In Judas Chalice, not much has changed. Carsen is still the brainy but affable librarian at New York City's Metropolitan Library, a very odd place whose cavernous hidden basement is a repository of humanity's greatest secrets. Among its inventory are Pandora's Box, Noah's Ark, the Fountain of Youth, the sword Excalibur (which the pathetic loner Carsen admits is his best friend), and dozens of other items that most people believe exist only in myth and legend.

Carsen's curator boss is still wonderfully played with droll, stammering earnestness by Bob Newhart, while Jane Curtin reprises her role as the museum's prickly personnel chief, whose greatest satisfaction comes from giving Carsen grief about his unauthorized expenses.

And he racks up plenty of those during his exotic and dangerous missions around the world, where his job is to track down still more mystical relics of antiquity before sinister treasure hunters grab them.

If this sounds remarkably similar to a certain other book-reading, globe-trotting scholar, well, it's no surprise that some have referred to The Librarian and its lead character as "Indiana Jones Lite." But so what?
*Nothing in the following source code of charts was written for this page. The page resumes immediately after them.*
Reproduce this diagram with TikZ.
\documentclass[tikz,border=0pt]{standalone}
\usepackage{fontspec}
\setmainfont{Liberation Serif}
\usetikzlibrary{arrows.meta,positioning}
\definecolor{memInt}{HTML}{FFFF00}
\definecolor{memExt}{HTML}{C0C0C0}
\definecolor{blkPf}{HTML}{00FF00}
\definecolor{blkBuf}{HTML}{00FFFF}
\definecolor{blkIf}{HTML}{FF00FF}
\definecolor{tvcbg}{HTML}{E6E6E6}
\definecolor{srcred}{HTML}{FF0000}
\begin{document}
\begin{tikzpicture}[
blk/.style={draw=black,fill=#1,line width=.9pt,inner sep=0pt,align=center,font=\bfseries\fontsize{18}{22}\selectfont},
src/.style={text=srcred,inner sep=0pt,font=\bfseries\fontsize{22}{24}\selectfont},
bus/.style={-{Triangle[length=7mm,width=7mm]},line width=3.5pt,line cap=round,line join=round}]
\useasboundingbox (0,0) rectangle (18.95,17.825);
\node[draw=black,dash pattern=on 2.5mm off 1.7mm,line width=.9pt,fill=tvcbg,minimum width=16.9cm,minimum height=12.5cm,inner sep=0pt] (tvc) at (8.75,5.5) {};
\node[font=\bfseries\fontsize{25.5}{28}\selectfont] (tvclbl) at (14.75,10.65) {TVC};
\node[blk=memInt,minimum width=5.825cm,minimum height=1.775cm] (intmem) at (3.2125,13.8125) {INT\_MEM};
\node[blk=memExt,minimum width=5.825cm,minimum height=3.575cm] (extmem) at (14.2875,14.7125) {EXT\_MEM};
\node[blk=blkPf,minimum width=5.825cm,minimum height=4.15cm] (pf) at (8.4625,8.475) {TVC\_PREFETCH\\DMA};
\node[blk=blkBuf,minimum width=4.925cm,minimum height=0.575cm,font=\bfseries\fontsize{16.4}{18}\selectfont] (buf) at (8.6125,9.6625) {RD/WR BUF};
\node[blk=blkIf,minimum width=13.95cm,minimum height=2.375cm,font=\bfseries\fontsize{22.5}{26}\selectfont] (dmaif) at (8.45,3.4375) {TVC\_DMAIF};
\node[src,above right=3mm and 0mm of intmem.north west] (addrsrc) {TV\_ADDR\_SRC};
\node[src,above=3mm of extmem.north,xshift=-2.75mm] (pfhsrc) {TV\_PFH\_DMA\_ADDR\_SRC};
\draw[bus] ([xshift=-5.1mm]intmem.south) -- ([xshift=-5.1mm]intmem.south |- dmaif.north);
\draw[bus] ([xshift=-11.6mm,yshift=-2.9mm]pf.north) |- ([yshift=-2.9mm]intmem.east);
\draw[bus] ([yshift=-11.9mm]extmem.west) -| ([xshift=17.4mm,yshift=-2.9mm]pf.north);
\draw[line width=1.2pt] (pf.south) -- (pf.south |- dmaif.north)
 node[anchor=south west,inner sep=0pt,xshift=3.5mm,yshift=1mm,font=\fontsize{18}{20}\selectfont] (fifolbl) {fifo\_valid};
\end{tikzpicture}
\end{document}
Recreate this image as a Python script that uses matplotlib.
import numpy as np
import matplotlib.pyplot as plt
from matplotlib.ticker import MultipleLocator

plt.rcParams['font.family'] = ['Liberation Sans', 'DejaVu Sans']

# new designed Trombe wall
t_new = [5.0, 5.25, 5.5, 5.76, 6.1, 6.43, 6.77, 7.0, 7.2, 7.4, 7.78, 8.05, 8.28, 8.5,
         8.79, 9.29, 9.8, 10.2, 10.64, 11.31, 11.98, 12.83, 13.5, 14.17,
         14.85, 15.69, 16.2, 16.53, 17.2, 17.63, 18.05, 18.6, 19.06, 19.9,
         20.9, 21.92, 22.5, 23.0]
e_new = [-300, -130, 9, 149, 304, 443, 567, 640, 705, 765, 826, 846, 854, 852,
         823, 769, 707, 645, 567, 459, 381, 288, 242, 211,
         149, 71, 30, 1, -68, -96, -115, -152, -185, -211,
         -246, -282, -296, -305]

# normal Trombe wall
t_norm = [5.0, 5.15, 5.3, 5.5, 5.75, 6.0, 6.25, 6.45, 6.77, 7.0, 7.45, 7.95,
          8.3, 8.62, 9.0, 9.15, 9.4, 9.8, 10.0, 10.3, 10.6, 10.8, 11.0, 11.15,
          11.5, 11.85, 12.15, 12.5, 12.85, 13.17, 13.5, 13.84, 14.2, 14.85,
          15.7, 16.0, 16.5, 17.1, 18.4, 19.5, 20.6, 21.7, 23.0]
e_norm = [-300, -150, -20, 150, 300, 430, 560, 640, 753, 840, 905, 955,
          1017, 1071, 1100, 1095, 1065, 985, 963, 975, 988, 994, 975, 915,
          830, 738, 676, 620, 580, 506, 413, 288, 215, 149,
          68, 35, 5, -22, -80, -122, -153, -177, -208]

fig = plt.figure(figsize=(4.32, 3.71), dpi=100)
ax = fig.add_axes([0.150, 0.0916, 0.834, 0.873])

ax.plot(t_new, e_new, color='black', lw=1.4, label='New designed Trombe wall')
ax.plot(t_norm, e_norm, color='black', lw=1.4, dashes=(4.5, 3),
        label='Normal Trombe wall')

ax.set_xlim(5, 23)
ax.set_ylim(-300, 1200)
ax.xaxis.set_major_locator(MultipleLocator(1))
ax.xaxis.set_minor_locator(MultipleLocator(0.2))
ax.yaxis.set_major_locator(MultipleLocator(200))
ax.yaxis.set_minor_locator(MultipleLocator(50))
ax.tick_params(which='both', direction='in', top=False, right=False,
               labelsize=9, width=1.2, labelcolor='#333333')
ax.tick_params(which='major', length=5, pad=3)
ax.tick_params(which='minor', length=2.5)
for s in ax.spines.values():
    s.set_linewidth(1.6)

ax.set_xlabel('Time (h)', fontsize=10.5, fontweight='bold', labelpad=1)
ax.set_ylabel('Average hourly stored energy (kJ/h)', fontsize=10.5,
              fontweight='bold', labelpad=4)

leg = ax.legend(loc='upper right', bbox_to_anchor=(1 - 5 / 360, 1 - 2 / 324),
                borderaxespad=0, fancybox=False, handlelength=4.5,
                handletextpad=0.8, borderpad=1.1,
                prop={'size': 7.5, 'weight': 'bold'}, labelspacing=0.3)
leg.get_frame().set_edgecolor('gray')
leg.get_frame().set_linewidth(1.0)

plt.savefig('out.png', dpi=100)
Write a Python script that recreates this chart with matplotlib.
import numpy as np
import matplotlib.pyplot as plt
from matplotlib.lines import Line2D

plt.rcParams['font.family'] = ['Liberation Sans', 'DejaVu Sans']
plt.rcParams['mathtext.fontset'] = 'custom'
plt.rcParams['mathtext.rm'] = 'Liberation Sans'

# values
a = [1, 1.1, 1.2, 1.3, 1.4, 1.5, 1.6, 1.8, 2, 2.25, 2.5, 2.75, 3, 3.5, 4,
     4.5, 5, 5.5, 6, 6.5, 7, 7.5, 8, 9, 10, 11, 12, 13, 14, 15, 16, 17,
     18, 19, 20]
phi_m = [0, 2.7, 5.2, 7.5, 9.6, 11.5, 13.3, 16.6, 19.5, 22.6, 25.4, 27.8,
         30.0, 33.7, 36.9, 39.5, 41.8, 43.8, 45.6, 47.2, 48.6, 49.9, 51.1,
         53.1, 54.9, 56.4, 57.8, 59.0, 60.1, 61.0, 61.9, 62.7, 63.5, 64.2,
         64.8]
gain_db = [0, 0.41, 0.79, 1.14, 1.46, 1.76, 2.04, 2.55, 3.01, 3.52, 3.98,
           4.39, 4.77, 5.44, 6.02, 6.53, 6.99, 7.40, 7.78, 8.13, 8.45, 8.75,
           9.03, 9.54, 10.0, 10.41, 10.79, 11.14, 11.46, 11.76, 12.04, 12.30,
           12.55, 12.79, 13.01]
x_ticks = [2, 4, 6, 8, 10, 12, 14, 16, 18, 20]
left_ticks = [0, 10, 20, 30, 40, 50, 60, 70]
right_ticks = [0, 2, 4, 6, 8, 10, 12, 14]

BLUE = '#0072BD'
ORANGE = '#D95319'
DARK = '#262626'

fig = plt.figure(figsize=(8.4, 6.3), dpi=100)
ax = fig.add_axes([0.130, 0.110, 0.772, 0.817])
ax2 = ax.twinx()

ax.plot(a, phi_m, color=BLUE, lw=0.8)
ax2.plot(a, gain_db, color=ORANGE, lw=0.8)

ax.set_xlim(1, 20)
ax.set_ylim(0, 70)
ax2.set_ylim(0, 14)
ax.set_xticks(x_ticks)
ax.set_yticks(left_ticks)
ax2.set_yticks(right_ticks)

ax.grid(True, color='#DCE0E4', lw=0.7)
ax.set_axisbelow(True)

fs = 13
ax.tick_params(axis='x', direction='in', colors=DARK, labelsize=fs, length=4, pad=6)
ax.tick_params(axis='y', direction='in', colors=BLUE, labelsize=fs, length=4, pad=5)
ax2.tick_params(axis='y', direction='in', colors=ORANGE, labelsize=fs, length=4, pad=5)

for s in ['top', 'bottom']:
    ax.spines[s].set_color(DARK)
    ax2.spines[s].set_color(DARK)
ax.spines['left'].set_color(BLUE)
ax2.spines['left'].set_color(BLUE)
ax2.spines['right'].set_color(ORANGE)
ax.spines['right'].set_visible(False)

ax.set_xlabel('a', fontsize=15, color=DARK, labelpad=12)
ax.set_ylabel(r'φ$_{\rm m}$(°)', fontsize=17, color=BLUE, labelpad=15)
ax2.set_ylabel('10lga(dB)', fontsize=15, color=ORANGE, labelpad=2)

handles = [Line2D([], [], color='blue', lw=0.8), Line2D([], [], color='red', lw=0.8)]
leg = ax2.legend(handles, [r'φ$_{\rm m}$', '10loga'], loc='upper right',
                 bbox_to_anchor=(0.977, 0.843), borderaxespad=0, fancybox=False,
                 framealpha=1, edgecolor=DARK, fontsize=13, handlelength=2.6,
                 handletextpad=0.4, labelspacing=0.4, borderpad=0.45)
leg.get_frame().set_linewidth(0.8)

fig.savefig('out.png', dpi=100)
There are enough Saturday matinee adventures to go around, aren't there?

And besides, Flynn Carsen is not exactly an Indiana Jones clone. Where Harrison Ford's world-weary Indy is tough, resourceful, and a bit of a whip-cracking swashbuckler at times, Flynn is just a good-natured nerd who, given the chance, would run from a fight nearly every time.

The latest Librarian tale finds a burned-out Carsen trying to kick back during a vacation in New Orleans. But when he crosses paths with a beautiful jazz singer (exotic Stana Katic) with a dark secret, things start to get a little weird. The singer has made it her mission to protect a sacred artifact called the Judas Chalice or die trying.

The chalice is said to have been crafted from the 30 pieces of silver that Judas Iscariot received for his betrayal of

Jesus Christ some 2,000 years ago. It supposedly has the power to restore full life to the undead, which makes it a tantalizing prize for a bunch of former KGB men who hope to use it to gain world domination.

Also on the trail of the cup is a mysterious professor (Bruce Davison) from Bucharest who thinks the artifact can resurrect the infamous Prince Vlad Dracul, the world's first vampire, and cast the world into darkness.

Naturally, Flynn falls into the middle of all this, and with the help of his sexy sidekick, he winds up dodging Russian thugs, vampires, and other assorted baddies over the course of the two-hour movie.

Curse of the Judas Chalice is in little danger of being mistaken for serious cinema - the movie's plot is as thin as its cheesy special effects - but it has no real pretensions in that direction. It's a lighthearted popcorn flick, plain and simple, and kind of a silly one at that.

At one point, when a sword-wielding villain knocks the head off a statue while chasing Flynn, our hero pauses to note that the statue is "18th-century Korean," whereupon the pursuer utters a heartfelt "Sorry!" before continuing the chase.

Judas Chalice is not quite as family-friendly as the two previous movies in the Librarian series. There's no rough language here, and very little graphic violence, but Flynn does manage to hook up with the sexy jazz singer, even though most of the romance takes place discreetly off screen.

Like the other installments in the Librarian franchise, what makes this one work is mostly Wyle's great likeability and deft comic touch. If Judas Chalice grabs anywhere near the ratings of its predecessors - and there's little reason to think it won't - then we can probably look forward to seeing Flynn Carsen bumbling his way through another fast-paced but lightweight adventure come 2010.

And that's not bad news, because these Librarian movies are as good a way as any to spend a Saturday afternoon - oops, I mean a Sunday evening.